Records from a dataset
--------------------------------------------------
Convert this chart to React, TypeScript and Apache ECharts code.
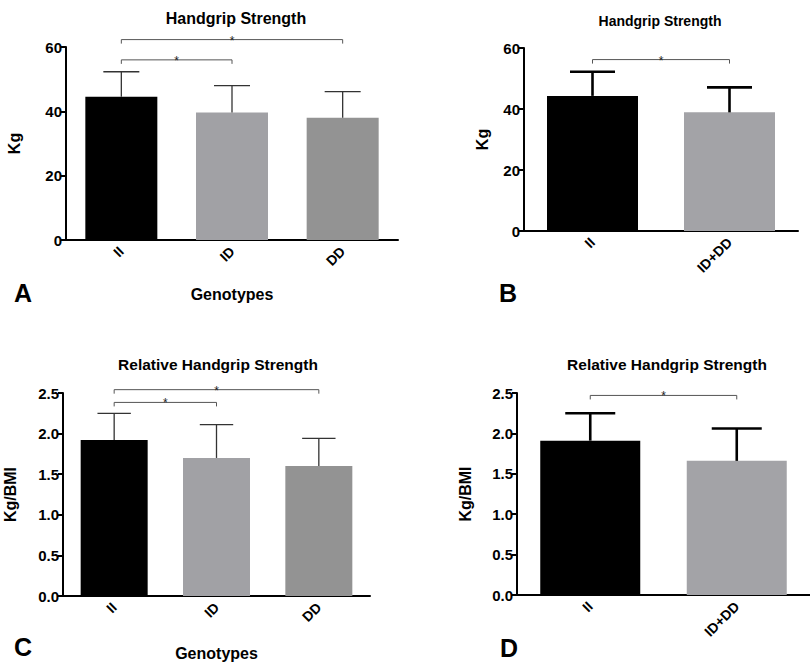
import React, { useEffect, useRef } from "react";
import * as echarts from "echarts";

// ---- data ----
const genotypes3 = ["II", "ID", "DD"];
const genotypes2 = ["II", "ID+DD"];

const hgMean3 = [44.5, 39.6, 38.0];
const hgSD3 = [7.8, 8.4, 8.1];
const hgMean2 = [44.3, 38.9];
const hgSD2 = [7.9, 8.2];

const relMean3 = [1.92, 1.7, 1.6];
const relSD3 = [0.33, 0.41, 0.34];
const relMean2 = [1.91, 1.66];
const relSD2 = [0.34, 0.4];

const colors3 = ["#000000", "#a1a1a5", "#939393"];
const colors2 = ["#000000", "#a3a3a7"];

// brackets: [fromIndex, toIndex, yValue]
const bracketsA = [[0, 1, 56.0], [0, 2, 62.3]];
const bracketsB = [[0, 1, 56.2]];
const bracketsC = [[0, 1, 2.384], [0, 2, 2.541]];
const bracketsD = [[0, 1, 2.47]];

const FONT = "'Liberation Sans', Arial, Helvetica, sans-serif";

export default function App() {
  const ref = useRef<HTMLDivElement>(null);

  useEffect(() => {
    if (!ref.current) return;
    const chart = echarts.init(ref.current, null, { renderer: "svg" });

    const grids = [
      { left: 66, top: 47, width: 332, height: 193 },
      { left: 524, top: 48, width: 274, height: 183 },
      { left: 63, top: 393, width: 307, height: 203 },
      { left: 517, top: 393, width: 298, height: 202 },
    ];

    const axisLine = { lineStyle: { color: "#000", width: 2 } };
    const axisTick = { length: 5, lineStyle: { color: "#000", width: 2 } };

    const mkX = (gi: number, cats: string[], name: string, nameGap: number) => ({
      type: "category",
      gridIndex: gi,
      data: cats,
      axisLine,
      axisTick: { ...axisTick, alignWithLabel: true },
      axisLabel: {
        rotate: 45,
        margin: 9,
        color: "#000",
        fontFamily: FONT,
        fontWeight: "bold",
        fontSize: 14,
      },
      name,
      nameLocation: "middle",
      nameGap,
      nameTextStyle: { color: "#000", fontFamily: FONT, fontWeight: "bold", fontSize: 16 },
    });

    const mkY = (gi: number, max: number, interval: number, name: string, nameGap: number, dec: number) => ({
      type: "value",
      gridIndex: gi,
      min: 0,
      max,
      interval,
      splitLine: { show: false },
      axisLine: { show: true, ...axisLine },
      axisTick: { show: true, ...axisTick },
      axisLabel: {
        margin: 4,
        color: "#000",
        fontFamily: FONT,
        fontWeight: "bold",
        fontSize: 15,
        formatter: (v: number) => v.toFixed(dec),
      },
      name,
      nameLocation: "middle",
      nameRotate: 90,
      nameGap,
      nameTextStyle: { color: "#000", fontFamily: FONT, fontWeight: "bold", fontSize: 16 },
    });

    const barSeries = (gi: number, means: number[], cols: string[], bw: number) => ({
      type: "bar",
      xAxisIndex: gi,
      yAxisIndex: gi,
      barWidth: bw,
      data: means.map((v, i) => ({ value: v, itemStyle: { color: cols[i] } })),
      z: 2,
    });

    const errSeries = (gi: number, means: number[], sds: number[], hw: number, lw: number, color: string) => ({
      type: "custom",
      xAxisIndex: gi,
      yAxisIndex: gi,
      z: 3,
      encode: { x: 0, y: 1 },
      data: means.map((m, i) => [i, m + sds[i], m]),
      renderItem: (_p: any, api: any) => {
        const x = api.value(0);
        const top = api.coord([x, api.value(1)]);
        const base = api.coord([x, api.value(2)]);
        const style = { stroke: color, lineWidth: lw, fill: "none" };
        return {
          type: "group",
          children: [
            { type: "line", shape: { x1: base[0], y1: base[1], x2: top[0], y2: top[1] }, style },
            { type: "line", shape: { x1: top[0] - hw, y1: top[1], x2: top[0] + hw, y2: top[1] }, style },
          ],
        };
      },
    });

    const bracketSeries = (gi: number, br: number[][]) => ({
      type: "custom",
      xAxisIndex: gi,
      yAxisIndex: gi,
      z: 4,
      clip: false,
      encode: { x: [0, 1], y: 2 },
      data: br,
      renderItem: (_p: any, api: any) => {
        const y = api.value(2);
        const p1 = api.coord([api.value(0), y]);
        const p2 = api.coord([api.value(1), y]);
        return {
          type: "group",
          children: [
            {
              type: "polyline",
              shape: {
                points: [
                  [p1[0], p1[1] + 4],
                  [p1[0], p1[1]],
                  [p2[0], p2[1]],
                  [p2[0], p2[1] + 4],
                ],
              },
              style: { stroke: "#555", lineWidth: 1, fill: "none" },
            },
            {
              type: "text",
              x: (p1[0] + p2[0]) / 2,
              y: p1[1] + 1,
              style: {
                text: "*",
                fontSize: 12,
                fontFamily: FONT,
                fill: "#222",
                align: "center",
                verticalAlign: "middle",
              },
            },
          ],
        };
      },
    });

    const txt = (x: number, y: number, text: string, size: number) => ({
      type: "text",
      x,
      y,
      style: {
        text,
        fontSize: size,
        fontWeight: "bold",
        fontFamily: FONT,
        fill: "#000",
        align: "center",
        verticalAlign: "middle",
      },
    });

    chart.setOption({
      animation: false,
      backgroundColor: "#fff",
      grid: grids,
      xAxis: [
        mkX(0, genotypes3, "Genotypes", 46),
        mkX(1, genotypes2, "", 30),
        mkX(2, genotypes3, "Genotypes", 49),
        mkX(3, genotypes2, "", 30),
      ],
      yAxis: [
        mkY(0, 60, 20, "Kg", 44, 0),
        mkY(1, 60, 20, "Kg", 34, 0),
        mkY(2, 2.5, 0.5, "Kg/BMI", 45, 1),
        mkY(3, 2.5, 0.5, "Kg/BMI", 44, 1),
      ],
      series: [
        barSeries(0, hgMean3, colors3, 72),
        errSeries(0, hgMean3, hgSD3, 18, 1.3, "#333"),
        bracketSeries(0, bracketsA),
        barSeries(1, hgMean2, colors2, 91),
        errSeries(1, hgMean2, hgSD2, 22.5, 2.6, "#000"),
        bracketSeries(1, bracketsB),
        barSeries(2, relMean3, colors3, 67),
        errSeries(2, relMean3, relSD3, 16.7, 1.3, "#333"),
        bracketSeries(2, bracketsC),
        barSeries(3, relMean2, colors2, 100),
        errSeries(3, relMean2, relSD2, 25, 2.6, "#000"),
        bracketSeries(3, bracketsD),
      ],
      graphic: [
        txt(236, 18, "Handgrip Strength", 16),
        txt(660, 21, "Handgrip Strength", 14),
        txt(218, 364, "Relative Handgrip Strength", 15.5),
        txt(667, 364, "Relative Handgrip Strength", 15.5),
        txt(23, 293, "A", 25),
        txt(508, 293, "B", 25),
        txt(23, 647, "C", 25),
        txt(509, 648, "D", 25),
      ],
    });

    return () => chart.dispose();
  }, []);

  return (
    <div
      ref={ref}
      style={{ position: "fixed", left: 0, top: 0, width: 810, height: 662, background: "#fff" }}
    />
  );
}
--------------------------------------------------
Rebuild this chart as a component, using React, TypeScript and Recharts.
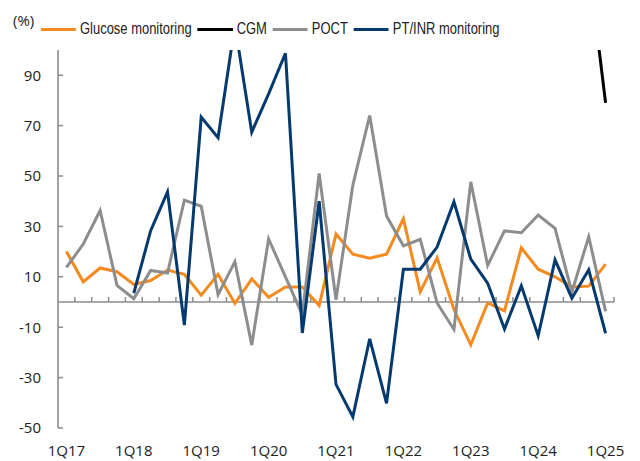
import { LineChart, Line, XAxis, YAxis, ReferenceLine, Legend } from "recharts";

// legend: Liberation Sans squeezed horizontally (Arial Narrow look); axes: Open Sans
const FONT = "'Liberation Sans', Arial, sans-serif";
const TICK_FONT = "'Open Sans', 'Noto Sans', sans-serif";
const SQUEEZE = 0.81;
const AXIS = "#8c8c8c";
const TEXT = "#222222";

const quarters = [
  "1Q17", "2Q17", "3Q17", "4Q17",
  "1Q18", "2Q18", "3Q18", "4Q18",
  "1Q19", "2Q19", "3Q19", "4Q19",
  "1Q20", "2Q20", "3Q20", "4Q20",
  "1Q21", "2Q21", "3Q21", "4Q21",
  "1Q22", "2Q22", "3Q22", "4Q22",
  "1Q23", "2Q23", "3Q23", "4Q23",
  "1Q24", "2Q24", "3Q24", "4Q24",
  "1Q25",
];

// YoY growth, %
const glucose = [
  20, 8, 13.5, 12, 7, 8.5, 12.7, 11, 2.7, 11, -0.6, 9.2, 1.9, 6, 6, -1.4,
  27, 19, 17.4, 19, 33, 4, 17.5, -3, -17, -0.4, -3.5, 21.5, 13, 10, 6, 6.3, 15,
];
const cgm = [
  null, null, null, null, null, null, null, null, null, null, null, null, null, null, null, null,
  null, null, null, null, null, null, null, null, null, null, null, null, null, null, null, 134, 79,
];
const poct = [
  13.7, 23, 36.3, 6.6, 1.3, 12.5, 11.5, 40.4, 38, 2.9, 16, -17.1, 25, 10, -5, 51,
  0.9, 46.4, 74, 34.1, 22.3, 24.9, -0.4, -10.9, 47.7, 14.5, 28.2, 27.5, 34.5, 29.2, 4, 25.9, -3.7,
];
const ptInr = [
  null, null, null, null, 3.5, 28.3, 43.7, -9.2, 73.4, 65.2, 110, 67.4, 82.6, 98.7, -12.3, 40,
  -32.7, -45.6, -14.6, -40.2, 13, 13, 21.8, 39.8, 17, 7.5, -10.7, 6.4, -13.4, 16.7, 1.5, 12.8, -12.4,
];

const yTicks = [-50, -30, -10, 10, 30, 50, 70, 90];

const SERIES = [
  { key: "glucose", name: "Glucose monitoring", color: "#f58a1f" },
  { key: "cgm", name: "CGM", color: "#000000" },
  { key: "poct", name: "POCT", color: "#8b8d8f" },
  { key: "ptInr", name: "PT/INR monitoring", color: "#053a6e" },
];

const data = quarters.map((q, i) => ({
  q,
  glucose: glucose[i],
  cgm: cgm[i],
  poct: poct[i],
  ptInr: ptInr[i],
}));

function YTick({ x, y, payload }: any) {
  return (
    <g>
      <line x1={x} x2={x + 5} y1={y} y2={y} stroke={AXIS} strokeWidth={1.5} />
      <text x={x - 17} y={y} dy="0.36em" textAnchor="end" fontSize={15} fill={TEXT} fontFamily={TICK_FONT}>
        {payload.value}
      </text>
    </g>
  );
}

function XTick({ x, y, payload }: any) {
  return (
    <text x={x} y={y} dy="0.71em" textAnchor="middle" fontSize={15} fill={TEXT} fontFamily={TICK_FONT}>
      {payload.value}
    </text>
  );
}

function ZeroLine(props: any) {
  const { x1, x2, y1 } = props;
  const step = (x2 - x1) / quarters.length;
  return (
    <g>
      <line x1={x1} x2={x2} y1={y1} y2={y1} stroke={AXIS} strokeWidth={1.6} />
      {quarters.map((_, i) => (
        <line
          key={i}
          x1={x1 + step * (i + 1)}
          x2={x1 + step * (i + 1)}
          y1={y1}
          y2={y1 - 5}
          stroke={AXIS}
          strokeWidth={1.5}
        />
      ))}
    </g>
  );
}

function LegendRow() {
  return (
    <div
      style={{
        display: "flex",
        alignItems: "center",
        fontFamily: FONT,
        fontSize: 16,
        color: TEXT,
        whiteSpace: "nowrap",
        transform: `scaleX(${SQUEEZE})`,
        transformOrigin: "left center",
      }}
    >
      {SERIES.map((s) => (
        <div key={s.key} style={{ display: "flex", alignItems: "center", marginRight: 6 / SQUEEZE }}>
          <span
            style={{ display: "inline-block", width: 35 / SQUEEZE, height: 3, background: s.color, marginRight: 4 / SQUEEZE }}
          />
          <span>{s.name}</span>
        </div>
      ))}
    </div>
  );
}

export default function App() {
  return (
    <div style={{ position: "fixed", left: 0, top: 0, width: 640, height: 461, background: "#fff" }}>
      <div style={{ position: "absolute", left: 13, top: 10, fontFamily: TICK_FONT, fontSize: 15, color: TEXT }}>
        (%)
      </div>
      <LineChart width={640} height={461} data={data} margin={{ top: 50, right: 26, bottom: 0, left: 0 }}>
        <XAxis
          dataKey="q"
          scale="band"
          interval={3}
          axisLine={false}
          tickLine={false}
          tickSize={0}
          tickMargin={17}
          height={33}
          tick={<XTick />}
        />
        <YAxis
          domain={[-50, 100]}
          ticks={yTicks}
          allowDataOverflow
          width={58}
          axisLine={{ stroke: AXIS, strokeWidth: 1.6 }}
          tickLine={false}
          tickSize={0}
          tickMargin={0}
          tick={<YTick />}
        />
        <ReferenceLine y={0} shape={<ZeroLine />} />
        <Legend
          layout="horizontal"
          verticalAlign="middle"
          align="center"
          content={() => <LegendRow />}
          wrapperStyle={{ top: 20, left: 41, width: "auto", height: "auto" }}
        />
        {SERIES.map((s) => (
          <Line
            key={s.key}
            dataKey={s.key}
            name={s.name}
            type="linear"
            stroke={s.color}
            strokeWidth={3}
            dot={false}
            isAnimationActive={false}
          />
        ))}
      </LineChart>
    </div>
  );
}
--------------------------------------------------
• TASK REQUIREMENTS
Exactly as they stand, quote the lines beginning with the one that contains "Convert this chart" and ending with the one that contains "const ref = useRef<HTMLDivElement>(null);", with no pictures.

• WRITTEN ANSWER
Convert this chart to React, TypeScript and Apache ECharts code.
import React, { useEffect, useRef } from "react";
import * as echarts from "echarts";

// ---- data ----
const genotypes3 = ["II", "ID", "DD"];
const genotypes2 = ["II", "ID+DD"];

const hgMean3 = [44.5, 39.6, 38.0];
const hgSD3 = [7.8, 8.4, 8.1];
const hgMean2 = [44.3, 38.9];
const hgSD2 = [7.9, 8.2];

const relMean3 = [1.92, 1.7, 1.6];
const relSD3 = [0.33, 0.41, 0.34];
const relMean2 = [1.91, 1.66];
const relSD2 = [0.34, 0.4];

const colors3 = ["#000000", "#a1a1a5", "#939393"];
const colors2 = ["#000000", "#a3a3a7"];

// brackets: [fromIndex, toIndex, yValue]
const bracketsA = [[0, 1, 56.0], [0, 2, 62.3]];
const bracketsB = [[0, 1, 56.2]];
const bracketsC = [[0, 1, 2.384], [0, 2, 2.541]];
const bracketsD = [[0, 1, 2.47]];

const FONT = "'Liberation Sans', Arial, Helvetica, sans-serif";

export default function App() {
  const ref = useRef<HTMLDivElement>(null);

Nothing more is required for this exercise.